Pre-season boating checklist
5 September 2018
The days are gradually getting longer, the sunsets more orange, and the temperature (of the air and the water) is creeping up… summer is on its way!
If you don’t use your Bar Crusher much over winter (or even if you do), here’s our brief list of things to check before the AFL and NRL seasons wind-up for another year and the peak fishing and boating season begins.
Bring on summer!
Regardless of manufacturer claims, it’s always a good idea to have your outboard engine serviced once a year. Late winter / early spring is a popular time, to ensure your boat is ready to hit the water as soon as you are.
Annual servicing of your engine – be it a two-stroke or four-stroke outboard – not only extends the engine’s life; a regular maintenance schedule helps with greater resale value down the track.
Book-in your engine service now.
Inspect your propeller for dings, pitting, and distortion. Damaged propellers can result in reduced top-end speed and fuel economy, as well as cause poor handling and unwanted vibration (which has the potential to damage the engine’s drive train). Also check the propeller is secured properly and the prop shaft has adequate marine grease on it.
Check your batteries are holding their charge. Most later model Bar Crusher boats are equipped with a CTEK charging port in the dash, which has small LED indicator lights to confirm the charge state of your batteries.

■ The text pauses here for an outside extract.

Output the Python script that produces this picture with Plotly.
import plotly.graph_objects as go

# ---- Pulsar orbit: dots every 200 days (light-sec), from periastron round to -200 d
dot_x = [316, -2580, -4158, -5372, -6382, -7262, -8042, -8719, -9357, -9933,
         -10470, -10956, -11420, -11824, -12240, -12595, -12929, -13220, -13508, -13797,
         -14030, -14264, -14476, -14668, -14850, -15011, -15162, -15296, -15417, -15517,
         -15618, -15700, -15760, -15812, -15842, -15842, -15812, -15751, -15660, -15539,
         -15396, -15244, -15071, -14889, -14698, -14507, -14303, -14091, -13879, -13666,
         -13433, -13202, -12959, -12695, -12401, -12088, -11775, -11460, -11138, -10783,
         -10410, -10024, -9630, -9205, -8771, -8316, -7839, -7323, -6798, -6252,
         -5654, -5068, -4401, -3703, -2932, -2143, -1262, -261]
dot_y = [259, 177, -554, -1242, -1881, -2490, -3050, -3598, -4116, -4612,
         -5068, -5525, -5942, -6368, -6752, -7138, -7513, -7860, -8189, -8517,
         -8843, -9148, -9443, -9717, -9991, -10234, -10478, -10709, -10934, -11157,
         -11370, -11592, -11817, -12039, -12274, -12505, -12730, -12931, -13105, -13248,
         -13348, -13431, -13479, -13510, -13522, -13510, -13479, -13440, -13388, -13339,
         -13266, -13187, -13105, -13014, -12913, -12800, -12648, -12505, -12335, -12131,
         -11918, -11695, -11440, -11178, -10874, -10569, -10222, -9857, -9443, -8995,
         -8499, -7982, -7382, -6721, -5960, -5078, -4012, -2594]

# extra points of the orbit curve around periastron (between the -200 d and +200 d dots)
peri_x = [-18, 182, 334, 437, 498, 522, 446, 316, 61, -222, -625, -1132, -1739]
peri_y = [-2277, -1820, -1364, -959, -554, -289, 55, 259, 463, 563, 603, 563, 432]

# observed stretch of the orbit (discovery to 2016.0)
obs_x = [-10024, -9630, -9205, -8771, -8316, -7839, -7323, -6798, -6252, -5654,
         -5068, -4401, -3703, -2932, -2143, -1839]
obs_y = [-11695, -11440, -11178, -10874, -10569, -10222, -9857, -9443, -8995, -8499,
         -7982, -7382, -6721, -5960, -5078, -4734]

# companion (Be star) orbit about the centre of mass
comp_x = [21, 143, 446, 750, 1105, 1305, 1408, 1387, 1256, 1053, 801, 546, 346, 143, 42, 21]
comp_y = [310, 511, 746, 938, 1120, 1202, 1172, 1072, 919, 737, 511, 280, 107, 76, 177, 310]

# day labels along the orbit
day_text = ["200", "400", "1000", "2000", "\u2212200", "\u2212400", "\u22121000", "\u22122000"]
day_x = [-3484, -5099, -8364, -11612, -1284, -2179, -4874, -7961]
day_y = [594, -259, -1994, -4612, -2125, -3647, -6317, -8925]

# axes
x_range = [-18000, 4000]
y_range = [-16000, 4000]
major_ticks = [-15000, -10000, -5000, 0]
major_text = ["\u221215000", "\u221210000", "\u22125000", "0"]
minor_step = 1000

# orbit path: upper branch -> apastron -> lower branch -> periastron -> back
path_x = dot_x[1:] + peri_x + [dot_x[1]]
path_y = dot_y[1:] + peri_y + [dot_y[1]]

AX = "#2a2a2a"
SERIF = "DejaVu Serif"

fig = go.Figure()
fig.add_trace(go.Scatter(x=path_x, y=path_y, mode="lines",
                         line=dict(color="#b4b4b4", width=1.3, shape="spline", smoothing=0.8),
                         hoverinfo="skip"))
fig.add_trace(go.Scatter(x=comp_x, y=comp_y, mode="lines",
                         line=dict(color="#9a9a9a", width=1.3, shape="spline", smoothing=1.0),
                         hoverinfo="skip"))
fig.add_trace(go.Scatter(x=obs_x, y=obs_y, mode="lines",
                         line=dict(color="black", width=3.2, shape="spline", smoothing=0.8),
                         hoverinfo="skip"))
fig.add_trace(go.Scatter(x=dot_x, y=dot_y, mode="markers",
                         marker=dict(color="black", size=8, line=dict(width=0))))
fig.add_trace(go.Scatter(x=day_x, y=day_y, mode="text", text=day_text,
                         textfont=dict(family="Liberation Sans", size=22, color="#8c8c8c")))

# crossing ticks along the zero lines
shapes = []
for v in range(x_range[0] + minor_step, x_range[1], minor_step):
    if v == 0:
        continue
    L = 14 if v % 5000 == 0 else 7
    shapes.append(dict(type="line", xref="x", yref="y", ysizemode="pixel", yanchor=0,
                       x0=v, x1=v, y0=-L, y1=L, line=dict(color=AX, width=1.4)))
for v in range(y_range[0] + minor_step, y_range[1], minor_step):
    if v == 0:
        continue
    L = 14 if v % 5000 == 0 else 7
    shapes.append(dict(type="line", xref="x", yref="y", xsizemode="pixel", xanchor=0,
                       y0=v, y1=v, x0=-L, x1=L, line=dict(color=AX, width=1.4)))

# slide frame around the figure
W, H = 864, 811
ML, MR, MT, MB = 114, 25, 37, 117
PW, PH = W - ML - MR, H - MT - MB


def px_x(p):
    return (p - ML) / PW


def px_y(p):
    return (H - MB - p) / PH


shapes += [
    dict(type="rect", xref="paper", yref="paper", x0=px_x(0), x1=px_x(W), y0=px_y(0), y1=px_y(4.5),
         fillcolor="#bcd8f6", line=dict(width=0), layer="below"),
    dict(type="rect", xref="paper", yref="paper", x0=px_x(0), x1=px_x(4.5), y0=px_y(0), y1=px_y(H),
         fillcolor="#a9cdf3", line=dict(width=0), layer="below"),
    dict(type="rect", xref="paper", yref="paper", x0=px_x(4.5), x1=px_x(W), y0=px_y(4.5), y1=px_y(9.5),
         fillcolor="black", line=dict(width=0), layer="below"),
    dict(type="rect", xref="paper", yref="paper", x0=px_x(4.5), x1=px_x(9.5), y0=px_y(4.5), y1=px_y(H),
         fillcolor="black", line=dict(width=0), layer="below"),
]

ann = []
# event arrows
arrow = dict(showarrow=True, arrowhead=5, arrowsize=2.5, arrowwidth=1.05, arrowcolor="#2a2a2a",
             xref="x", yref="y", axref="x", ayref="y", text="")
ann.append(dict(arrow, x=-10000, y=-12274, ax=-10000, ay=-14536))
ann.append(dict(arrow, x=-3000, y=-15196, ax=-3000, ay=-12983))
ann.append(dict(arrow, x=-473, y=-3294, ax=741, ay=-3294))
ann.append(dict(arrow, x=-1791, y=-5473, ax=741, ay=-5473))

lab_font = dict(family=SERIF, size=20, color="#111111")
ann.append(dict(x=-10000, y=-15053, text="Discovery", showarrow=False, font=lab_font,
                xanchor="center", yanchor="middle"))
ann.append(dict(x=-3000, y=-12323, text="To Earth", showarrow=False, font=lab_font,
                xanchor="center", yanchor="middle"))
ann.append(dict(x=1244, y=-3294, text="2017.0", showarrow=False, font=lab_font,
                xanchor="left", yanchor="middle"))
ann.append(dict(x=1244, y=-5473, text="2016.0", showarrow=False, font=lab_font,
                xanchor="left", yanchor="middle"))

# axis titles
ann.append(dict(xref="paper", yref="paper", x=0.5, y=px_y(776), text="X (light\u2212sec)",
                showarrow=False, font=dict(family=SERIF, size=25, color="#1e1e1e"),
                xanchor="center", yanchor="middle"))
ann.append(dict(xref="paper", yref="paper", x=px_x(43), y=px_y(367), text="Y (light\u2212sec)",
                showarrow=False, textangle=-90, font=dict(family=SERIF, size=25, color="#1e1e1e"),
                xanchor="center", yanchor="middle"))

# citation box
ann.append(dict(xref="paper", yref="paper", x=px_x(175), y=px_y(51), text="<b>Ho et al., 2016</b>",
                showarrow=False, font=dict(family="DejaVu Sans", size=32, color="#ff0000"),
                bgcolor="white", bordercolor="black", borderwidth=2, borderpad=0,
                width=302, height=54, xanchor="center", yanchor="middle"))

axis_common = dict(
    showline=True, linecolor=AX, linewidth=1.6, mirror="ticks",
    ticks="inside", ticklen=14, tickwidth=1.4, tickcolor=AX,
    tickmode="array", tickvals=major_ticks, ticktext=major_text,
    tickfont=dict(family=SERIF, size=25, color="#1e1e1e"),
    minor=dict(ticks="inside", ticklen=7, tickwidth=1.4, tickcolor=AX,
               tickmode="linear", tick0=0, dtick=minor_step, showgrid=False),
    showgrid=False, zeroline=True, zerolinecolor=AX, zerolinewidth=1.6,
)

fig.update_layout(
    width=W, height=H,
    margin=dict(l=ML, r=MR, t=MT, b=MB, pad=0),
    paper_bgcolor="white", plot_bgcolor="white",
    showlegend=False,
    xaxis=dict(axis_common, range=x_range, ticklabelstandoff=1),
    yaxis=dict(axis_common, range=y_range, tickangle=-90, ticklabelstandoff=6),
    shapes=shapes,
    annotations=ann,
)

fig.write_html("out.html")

The LED lights indicate as follows:
Green – indicates battery is above 12.65 volts. Green light will also show when battery is being charged.
Orange/Yellow – indicates battery is between 12.40-12.65 volts. Orange/Yellow indicator is normal to be showing at most times of standby.
Red – indicates battery is below 12.40 volts. Red light will also show when accessories are left on and potentially can flatten battery.
Also check the battery electrolyte level. Remove the caps from the top of the battery and check the level of fluid inside. If the plates are exposed, add distilled water until covered. If there’s build-up around the connection terminals, use a solution of baking soda and water to clean them, then cover lightly with grease.
It’s worth checking all accessories are functioning properly, especially if your boat has been sitting idle for a few months.
Depending on what accessories your Bar Crusher has fitted, check the operation of your navigation lights; anchor (mast) light; cabin light; coaming lights; roof-mounted lights; 12V power outlet; bilge pump; livebait tank pump and any other accessories.
Most marine electronics brands regularly release software updates for their sonar/chartplotter units, marine radios and multifunction gauges. Check your brand’s website and/or app to see if any updates are available and run these updates through your marine network before the season begins.
Check the anchor, chain and rope are free from corrosion and/or fraying. If you have an anchor winch, ensure it’s in good working order. (Once you’ve had an anchor winch, it’s difficult to go back to heaving it yourself!)
While you should always store your boat with the bungs out, check you haven’t inadvertently left them screwed in tight all winter and the rubber O-ring hasn’t compressed or perished. If so, they’re just a few dollars to replace from your Bar Crusher dealer.
One of the most important parts of any trailer boat is the trailer itself. Servicing your trailer once a year should be considered as important as servicing your engine.
Check your trailer to ensure the safety chain, winch, jockey wheel, rollers and skids are all in good condition. Lubricate the wheel bearings, check tyre condition and pressure, and ensure all lights are working. If your trailer is equipped with electric brakes, ensure the power source is adequate and the brakes are functioning well.
Also check the trailer connection and the socket fitted to your tow vehicle. Quite often, problems with trailer lights not working can be quickly traced to a corroded connection.
While your safety gear probably lives in your boat year round, check it all carefully to ensure your PFDs (lifejackets) are in good condition and working order, flares and EPIRB are within their expiry date, torch batteries are new, and that your first aid kit has everything you might need.
Last, but certainly not least, stock up on fishing gear!
Even if you have a full arsenal of rods and reels, we can never have enough lures and other terminal tackle. Ensure you have everything you need for the season ahead to cover all of the species you target.
Spool your reels with fresh line, re-tie doubles, leaders and rigs. Ensure you have a good supply of everything you might need in your boat at all times. (You never know what you might come across… like the big striped marlin that swam up to check us out while we were jigging for kingfish off Sydney in the middle of June. Be prepared!)